NOTE: This summary is very simplified, and is provided for informational purposes. Any questions on this topic should be directed to The Office of the Property Rights Ombudsman.
An exaction is a required contribution to a governmental entity imposed as a condition of approval for a proposed land development. Exactions generally take the form of (1) dedication of land to the public; (2) construction of public improvements, (3) money paid in lieu of property dedication or construction, (4) connection fees, or (5) impact fees.
Exactions are permitted, provided they meet legal standards established to protect constitutional rights. Exactions that do not satisfy those standards are not allowed. All local governments may impose exactions, including local districts which provide utility service.
An exaction may be imposed on a proposed development provided that it meets “rough proportionality” analysis, which is:
1. An essential link exists between the exaction and a legitimate governmental interest; and
2. Each exaction is roughly proportionate, both in nature and extent, to the impact of the development.
See Utah Code §§ 10-9a-508 and 17-27a-507.
Each exaction must satisfy “rough proportionality” analysis. The local government imposing the exaction has the burden of showing that the exaction meets rough proportionality standards.
Government entities have a legitimate interest in promoting the health, safety, and welfare of the public. Activities that improve or promote public well being are usually considered legitimate interests. These include “traditional” government activities such as roads, parks, water systems, stormwater drainage, sewer systems, etc.
An essential link between an exaction and a legitimate government interest is established if the proposed exaction promotes or advances a public interest.

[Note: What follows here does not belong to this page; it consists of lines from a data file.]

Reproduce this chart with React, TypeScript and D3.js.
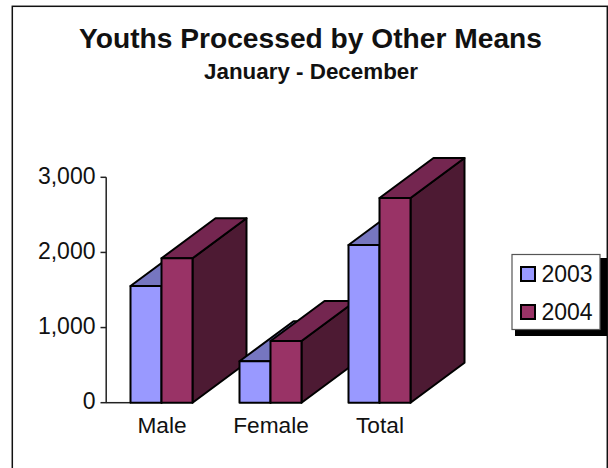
import React from "react";
import * as d3 from "d3";

const categories = ["Male", "Female", "Total"];
const seriesNames = ["2003", "2004"];
const values2003 = [1553, 551, 2099];
const values2004 = [1922, 821, 2725];
const yTicks = [0, 1000, 2000, 3000];

const FRONT = ["#9999ff", "#993366"];
const TOP = ["#7676c0", "#742650"];
const SIDE = ["#5c5c9a", "#4d1a33"];
const FONT = "'Liberation Sans', Arial, sans-serif";
const DX = 54;
const DY = 40;

const y = d3.scaleLinear().domain([0, 3000]).range([402.7, 177.3]);
const xCat = d3.scaleBand<string>().domain(categories).range([130.5, 457.5]);
const groupW = 62;
const pts = (p: number[][]) => p.map((d) => d.join(",")).join(" ");

export default function App() {
  const series = [values2003, values2004];
  return (
    <svg
      width={608}
      height={468}
      style={{ position: "fixed", left: 0, top: 0, display: "block", background: "#fff" }}
      fontFamily={FONT}
      fill="#111"
    >
      <rect x={12.3} y={6.3} width={595} height={470} fill="#fff" stroke="#111" strokeWidth={1.5} />
      <text x={310.5} y={47.5} textAnchor="middle" fontSize={28.5} fontWeight={700} textLength={463} lengthAdjust="spacingAndGlyphs">
        Youths Processed by Other Means
      </text>
      <text x={311} y={79} textAnchor="middle" fontSize={22.4} fontWeight={700} textLength={214} lengthAdjust="spacingAndGlyphs">
        January - December
      </text>

      <line x1={106.2} x2={106.2} y1={y(3000)} y2={y(0)} stroke="#222" strokeWidth={1.5} />
      <line x1={106} x2={131} y1={y(0)} y2={y(0)} stroke="#222" strokeWidth={1.5} />
      {yTicks.map((t) => (
        <g key={t}>
          <line x1={100.5} x2={106.2} y1={y(t)} y2={y(t)} stroke="#222" strokeWidth={1.5} />
          <text x={95.5} y={y(t) + 6.5} textAnchor="end" fontSize={23}>
            {d3.format(",")(t)}
          </text>
        </g>
      ))}

      {categories.map((c, i) => {
        const x0 = xCat(c) as number;
        return (
          <g key={c}>
            {series.map((vals, s) => {
              const bw = groupW / 2;
              const l = x0 + s * bw;
              const r = l + bw;
              const t = y(vals[i]);
              const b = y(0);
              return (
                <g key={s} stroke="#000" strokeWidth={2} strokeLinejoin="round">
                  <polygon points={pts([[r, b], [r + DX, b - DY], [r + DX, t - DY], [r, t]])} fill={SIDE[s]} />
                  <polygon points={pts([[l, t], [l + DX, t - DY], [r + DX, t - DY], [r, t]])} fill={TOP[s]} />
                  <rect x={l} y={t} width={bw} height={b - t} fill={FRONT[s]} />
                </g>
              );
            })}
            <text x={x0 + groupW / 2 + 0.5} y={433.3} textAnchor="middle" fontSize={22.7}>
              {c}
            </text>
          </g>
        );
      })}

      <rect x={515} y={258} width={92} height={78} fill="#000" />
      <rect x={512} y={254.5} width={88} height={75} fill="#fff" stroke="#555" strokeWidth={1.2} />
      {seriesNames.map((n, s) => (
        <g key={n}>
          <rect x={521} y={267 + s * 38} width={14} height={14} fill={FRONT[s]} stroke="#000" strokeWidth={2} />
          <text x={541.5} y={281.5 + s * 38} fontSize={23}>
            {n}
          </text>
        </g>
      ))}
    </svg>
  );
}
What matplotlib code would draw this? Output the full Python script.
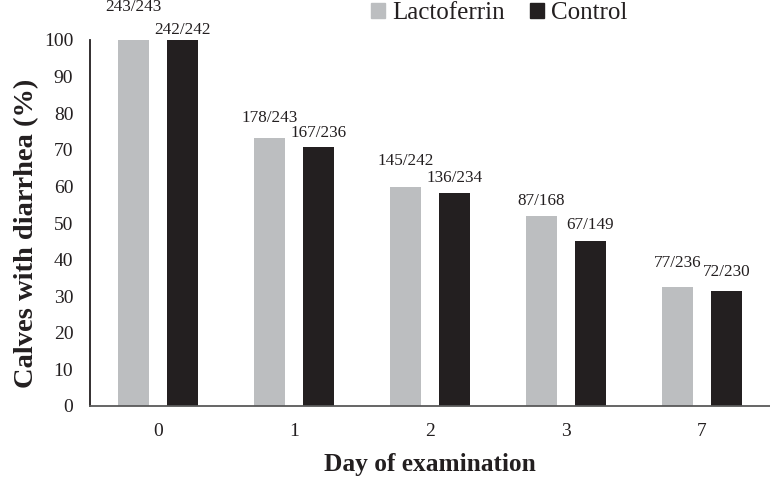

The exaction does not necessarily need to be the most efficient or “best” means of promoting the public interest.
A development’s “impact” is a measure of the increased burden on public services caused by the development.
Rough Proportionality analysis has two aspects: An exaction must be roughly proportionate to the development’s impact, both in nature and extent.
1. An exaction is roughly proportionate in nature if the exaction addresses a need created by the development. In other words, the impact may be seen as a problem, and the exaction the solution to that problem.
2. An exaction is roughly proportionate in extent if the expense of compliance is roughly equal to the public cost necessary to address or assuage the impact. The costs do not need to be exactly equal, only roughly equivalent.
The Office of the Property Rights Ombudsman can advise property owners who are facing exactions from a government entity. Since exactions are a type of property takings, the Ombudsman is authorized to mediate or arbitrate disputes. In addition, proposed exactions could be analyzed in an Advisory Opinion issued by the Office.